While designing this device, I worked within the constraints of available hardware and exploring how to integrate haptics into exercise techniques while keeping comfort and ergonomics a priority while getting real‑time posture feedback.
Identifying Problems through Research
To inform the design direction, I ran a series of studies to gather people’s opinions, habits, and sentiments about their current at‑home workout experiences:
Survey: Collected 174 responses, surfacing the main challenges people face when exercising at home and their typical routines.
Semi-Structured Interviews: Conducted to gain deeper reflection following the survey responses. One interviewee was new to home workouts; the other was an experienced trainer.
Pilot Test: Using a low‑fidelity Wizard of Oz technique (mimic the interactions of the intended design through simpler means) I hid an Apple Watch under cloth to simulate mat vibrations when detecting incorrect technique.
Usability Test: After iterating on the pilot test, I tested a design with seven participants with a more complex prototype.
The research questions for this usability test are:
What is their understanding of symbols on the mat?
How are they interpreted?
Which symbols are easy or hard to interpret before the explanation of the mat?
How do the symbols and vibrations aid the participant in their technique?
How does the technique change when the participant tests the mat without symbols compared to when symbols are present?
What improvements need to be made to the prototype based on the participant’s feedback?
The design process for the interactive mat incorporated insights from research and user feedback on current exercise experiences, as well as available technology suited to the intended design.
I designed a system composed of elements that address user's challenges and working with their current mental models of existing workout applications.
After the initial research and the start of the design phase, my objective was to help people understand how an exercise should feel by linking the physical mat with what they see on screen, using an embodied interaction approach.
The usability‑test findings were incredibly useful for guiding the design, everything from which symbols to use to how they should register under hands and feet during the exercise.
This mat gives users clear visual cues for hand placement, foot positioning and overall body alignment during an online exercise routine.

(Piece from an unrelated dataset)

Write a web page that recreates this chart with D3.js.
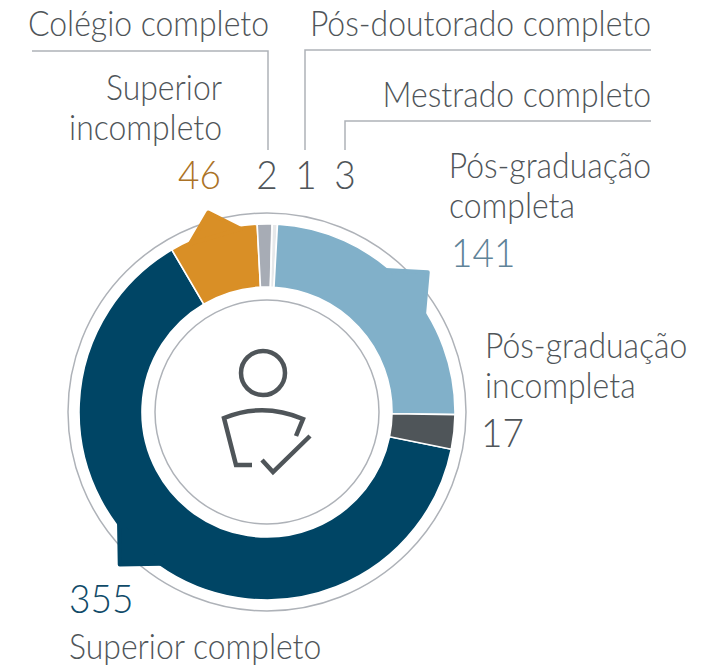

While the mat itself senses only touchpoints, an overhead Somaesthetic lighting and camera that provide a holistic view of body posture.
The mat has standard yoga‑mat dimensions to stay compatible with common equipment and to fit into smaller spaces. The surface is divided into four numbered corner quadrants, plus three zones corresponding to upper body, core and lower body so users can target specific movements in sync with the video’s spatial guidance.
The app is designed to link a workout routine with on‑screen instructions, breaking down each exercise into sets and repetitions.
Based on the research collected, users want to adjust the tempo to match their abilities; increase or decrease repetitions and sets; receive video and audio feedback on proper form; and get gentle nudges when their posture isn’t correct.
With this project I learned that people will adapt technology to suit their own needs. Even though I designed the mat with a specific structure in mind, users found ways to adjust it because those changes felt right to them.
I discovered the mat must fit different heights, offer distinct vibrational cues, and stay perfectly in sync with the app during a workout.
Another big takeaway is that for embodied experiences, it’s valuable to be a user yourself. As a researcher, I usually don’t consider myself an end user but here I needed to test the mat firsthand to understand sensations participants found hard to describe.
Last but not least, I learned that research informs design far better than a 'design gut' alone. Several ideas I assumed were intuitive actually caused confusion in usability tests. Embracing feedback, setting aside biases, and blending user needs with design principles is a skill – and it leads to much stronger results.